### What the exercise asks
Print the material below exactly as it stands, please, from its first line to the line holding "const parentsY = [0.181, 0.029, 0.029, 0.047, -0.094, 0.312];", with no pictures.
══════════════════════════════
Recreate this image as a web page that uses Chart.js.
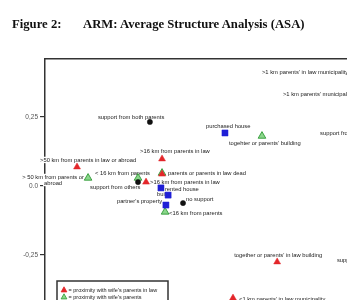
<!DOCTYPE html>
<html>
<head>
<meta charset="utf-8">
<script src="https://cdn.jsdelivr.net/npm/chart.js@4.4.0/dist/chart.umd.min.js"></script>
<style>
  html, body { margin: 0; padding: 0; background: #ffffff; overflow: hidden; }
  #wrap { position: relative; width: 347px; height: 300px; }
  #title { position: absolute; left: 12px; top: 18px; font-family: "Liberation Serif", "Times New Roman", serif; font-weight: bold; font-size: 12.7px; color: #111; white-space: pre; line-height: 1; }
  #title .t2 { position: absolute; left: 71px; top: 0; }
  canvas { position: absolute; left: 0; top: 0; }
</style>
</head>
<body>
<div id="wrap">
  <canvas id="c" width="347" height="300"></canvas>
  <div id="title"><span>Figure 2:</span><span class="t2">ARM: Average Structure Analysis (ASA)</span></div>
</div>
<script>
// ---- Data (dimension 1 = x, dimension 2 = y) ----
const yTickValues = [-0.25, 0, 0.25];
const yTickLabels = ['-0,25', '0.0', '0,25'];

const seriesNames = [
  "proximity with wife's parents in law",
  "proximity with wife's parents",
  "housing",
  "support"
];

// proximity with wife's parents in law (red triangles)
const inLawLabels = [">50 km from parents in law or abroad", ">16 km from parents in law", ">16 km from parents in law",
  "parents or parents in law dead", "together or parents' in law building", "<1 km parents' in law municipality",
  ">1 km parents' in law municipality"];
const inLawX = [-0.384, -0.076, -0.134, -0.076, 0.341, 0.181, 0.659];
const inLawY = [0.069, 0.098, 0.014, 0.043, -0.275, -0.406, 0.395];

// proximity with wife's parents (green triangles)
const parentsLabels = ["togehter or parents' building", "> 50 km from parents or\nabroad", "< 16 km from parents",
  "parents or parents in law dead", "<16 km from parents", ">1 km parents' municipality"];
const parentsX = [0.286, -0.344, -0.163, -0.076, -0.065, 0.659];
const parentsY = [0.181, 0.029, 0.029, 0.047, -0.094, 0.312];

// housing (blue squares)
const housingLabels = ["purchased house", "rented house", "built", "partner's property"];
const housingX = [0.152, -0.080, -0.054, -0.062];
const housingY = [0.192, -0.007, -0.033, -0.069];

// support (black dots)
const supportLabels = ["support from both parents", "support from others", "no support",
  "support from parents in law", "support from parents"];
const supportX = [-0.120, -0.163, 0.0, 0.685, 0.746];
const supportY = [0.232, 0.014, -0.062, 0.174, -0.286];

// ---- Label placement (pixel offsets from the marker: dx, dy, align); null = no label ----
const inLawLabelPos = [[-37, -7, 'left'], [-22, -8, 'left'], [4, 0, 'left'], null, [-43, -7, 'left'], [6, 1, 'left'], [-103, -5, 'left']];
const parentsLabelPos = [[-33, 7, 'left'], [-35, -1, 'center'], [-43, -5, 'left'], [6, 0, 'left'], [4, 1, 'left'], [-82, -5, 'left']];
const housingLabelPos = [[-19, -7, 'left'], [4, 1, 'left'], [-11, -1, 'left'], [-49, -4, 'left']];
const supportLabelPos = [[-52, -5, 'left'], [-48, 5, 'left'], [3, -4, 'left'], [-52, -5, 'left'], [-52, -5, 'left']];

const toPoints = (xs, ys) => xs.map((x, i) => ({ x: x, y: ys[i] }));

const LABEL_FONT = '5.8px "Liberation Sans", Arial, sans-serif';

const labelPlugin = {
  id: 'pointLabels',
  beforeDatasetsDraw(chart) {
    const ctx = chart.ctx;
    ctx.save();
    ctx.font = LABEL_FONT;
    ctx.textBaseline = 'middle';
    chart.data.datasets.forEach((ds, di) => {
      const meta = chart.getDatasetMeta(di);
      ds.pointLabels.forEach((txt, i) => {
        const pos = ds.labelPos[i];
        if (!pos) return;
        const el = meta.data[i];
        const lines = txt.split('\n');
        lines.forEach((line, li) => {
          const w = ctx.measureText(line).width;
          let x = el.x + pos[0];
          const y = el.y + pos[1] + li * 6;
          if (pos[2] === 'center') x = x - w / 2;
          ctx.fillStyle = '#ffffff';
          ctx.fillRect(x - 1, y - 3.2, w + 2, 6.4);
          ctx.fillStyle = '#1a1a1a';
          ctx.textAlign = 'left';
          ctx.fillText(line, x, y);
        });
      });
    });
    ctx.restore();
  }
};

function drawMarker(ctx, ds, x, y, s) {
  ctx.save();
  ctx.fillStyle = ds.pointBackgroundColor;
  ctx.strokeStyle = ds.pointBorderColor;
  ctx.lineWidth = 0.8;
  ctx.beginPath();
  if (ds.pointStyle === 'triangle') {
    ctx.moveTo(x, y - s);
    ctx.lineTo(x + s * 0.9, y + s * 0.6);
    ctx.lineTo(x - s * 0.9, y + s * 0.6);
    ctx.closePath();
  } else if (ds.pointStyle === 'rect') {
    ctx.rect(x - s * 0.7, y - s * 0.7, s * 1.4, s * 1.4);
  } else {
    ctx.arc(x, y, s * 0.6, 0, Math.PI * 2);
  }
  ctx.fill();
  ctx.stroke();
  ctx.restore();
}

const legendBoxPlugin = {
  id: 'legendBox',
  afterDraw(chart) {
    const ctx = chart.ctx;
    const left = 57, top = 281, right = 168;
    ctx.save();
    ctx.fillStyle = '#ffffff';
    ctx.fillRect(left, top, right - left, 40);
    ctx.strokeStyle = '#333333';
    ctx.lineWidth = 1.5;
    ctx.strokeRect(left, top, right - left, 40);
    ctx.font = '5.5px "Liberation Sans", Arial, sans-serif';
    ctx.textBaseline = 'middle';
    ctx.textAlign = 'left';
    chart.data.datasets.forEach((ds, i) => {
      if (ds.legendHidden) return;
      const y = top + 9 + ds.legendRow * 7;
      drawMarker(ctx, ds, 64, y, 3.2);
      ctx.fillStyle = '#1a1a1a';
      ctx.fillText('= ' + ds.label, 68.5, y);
    });
    ctx.restore();
  }
};

const RED = '#e3262a', GREEN_FILL = '#8ad68a', GREEN_LINE = '#2f9a36', BLUE = '#1f1fd6', BLACK = '#111111';

const datasets = [
  { label: seriesNames[1], data: toPoints(parentsX, parentsY), pointLabels: parentsLabels, labelPos: parentsLabelPos,
    pointStyle: 'triangle', pointRadius: 4.4, pointBackgroundColor: GREEN_FILL, pointBorderColor: GREEN_LINE, pointBorderWidth: 0.9, legendRow: 1, order: 3 },
  { label: seriesNames[0], data: toPoints(inLawX, inLawY), pointLabels: inLawLabels, labelPos: inLawLabelPos,
    pointStyle: 'triangle', pointRadius: 4, pointBackgroundColor: RED, pointBorderColor: RED, pointBorderWidth: 0.5, legendRow: 0, order: 2 },
  { label: seriesNames[2], data: toPoints(housingX, housingY), pointLabels: housingLabels, labelPos: housingLabelPos,
    pointStyle: 'rect', pointRadius: 4.3, pointBackgroundColor: BLUE, pointBorderColor: BLUE, pointBorderWidth: 0.5, legendRow: 2, order: 1 },
  { label: seriesNames[3], data: toPoints(supportX, supportY), pointLabels: supportLabels, labelPos: supportLabelPos,
    pointStyle: 'circle', pointRadius: 2.6, pointBackgroundColor: BLACK, pointBorderColor: BLACK, pointBorderWidth: 0.5, legendRow: 3, order: 0 }
];
datasets.forEach(d => { d.clip = false; d.pointHoverRadius = d.pointRadius; d.showLine = false; });

function zeroPad(s) { s.paddingTop = 0; s.paddingBottom = 0; s.paddingLeft = 0; s.paddingRight = 0; }

new Chart(document.getElementById('c'), {
  type: 'scatter',
  data: { datasets: datasets },
  options: {
    responsive: false,
    animation: false,
    events: [],
    layout: { padding: 0, autoPadding: false },
    plugins: { legend: { display: false }, tooltip: { enabled: false }, title: { display: false } },
    scales: {
      x: {
        type: 'linear', position: 'top', min: -0.5, max: 0.594,
        ticks: { display: false },
        grid: { display: false },
        border: { display: true, color: '#333333', width: 1.5 },
        afterFit(s) { s.height = 59; zeroPad(s); }
      },
      y: {
        type: 'linear', position: 'left', min: -0.413, max: 0.46,
        afterBuildTicks(s) { s.ticks = yTickValues.map(v => ({ value: v })); },
        ticks: {
          callback(v) { const i = yTickValues.indexOf(v); return i >= 0 ? yTickLabels[i] : ''; },
          font: { family: '"Liberation Sans", Arial, sans-serif', size: 6.5 },
          color: '#555555', padding: 2
        },
        grid: { display: true, drawOnChartArea: false, drawTicks: true, tickLength: 5, color: '#333333', lineWidth: 1.2 },
        border: { display: true, color: '#333333', width: 1.5 },
        afterFit(s) { s.width = 45; zeroPad(s); }
      }
    }
  },
  plugins: [labelPlugin, legendBoxPlugin]
});
</script>
</body>
</html>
══════════════════════════════
### Output for this task
Recreate this image as a web page that uses Chart.js.
<!DOCTYPE html>
<html>
<head>
<meta charset="utf-8">
<script src="https://cdn.jsdelivr.net/npm/chart.js@4.4.0/dist/chart.umd.min.js"></script>
<style>
  html, body { margin: 0; padding: 0; background: #ffffff; overflow: hidden; }
  #wrap { position: relative; width: 347px; height: 300px; }
  #title { position: absolute; left: 12px; top: 18px; font-family: "Liberation Serif", "Times New Roman", serif; font-weight: bold; font-size: 12.7px; color: #111; white-space: pre; line-height: 1; }
  #title .t2 { position: absolute; left: 71px; top: 0; }
  canvas { position: absolute; left: 0; top: 0; }
</style>
</head>
<body>
<div id="wrap">
  <canvas id="c" width="347" height="300"></canvas>
  <div id="title"><span>Figure 2:</span><span class="t2">ARM: Average Structure Analysis (ASA)</span></div>
</div>
<script>
// ---- Data (dimension 1 = x, dimension 2 = y) ----
const yTickValues = [-0.25, 0, 0.25];
const yTickLabels = ['-0,25', '0.0', '0,25'];

const seriesNames = [
  "proximity with wife's parents in law",
  "proximity with wife's parents",
  "housing",
  "support"
];

// proximity with wife's parents in law (red triangles)
const inLawLabels = [">50 km from parents in law or abroad", ">16 km from parents in law", ">16 km from parents in law",
  "parents or parents in law dead", "together or parents' in law building", "<1 km parents' in law municipality",
  ">1 km parents' in law municipality"];
const inLawX = [-0.384, -0.076, -0.134, -0.076, 0.341, 0.181, 0.659];
const inLawY = [0.069, 0.098, 0.014, 0.043, -0.275, -0.406, 0.395];

// proximity with wife's parents (green triangles)
const parentsLabels = ["togehter or parents' building", "> 50 km from parents or\nabroad", "< 16 km from parents",
  "parents or parents in law dead", "<16 km from parents", ">1 km parents' municipality"];
const parentsX = [0.286, -0.344, -0.163, -0.076, -0.065, 0.659];
const parentsY = [0.181, 0.029, 0.029, 0.047, -0.094, 0.312];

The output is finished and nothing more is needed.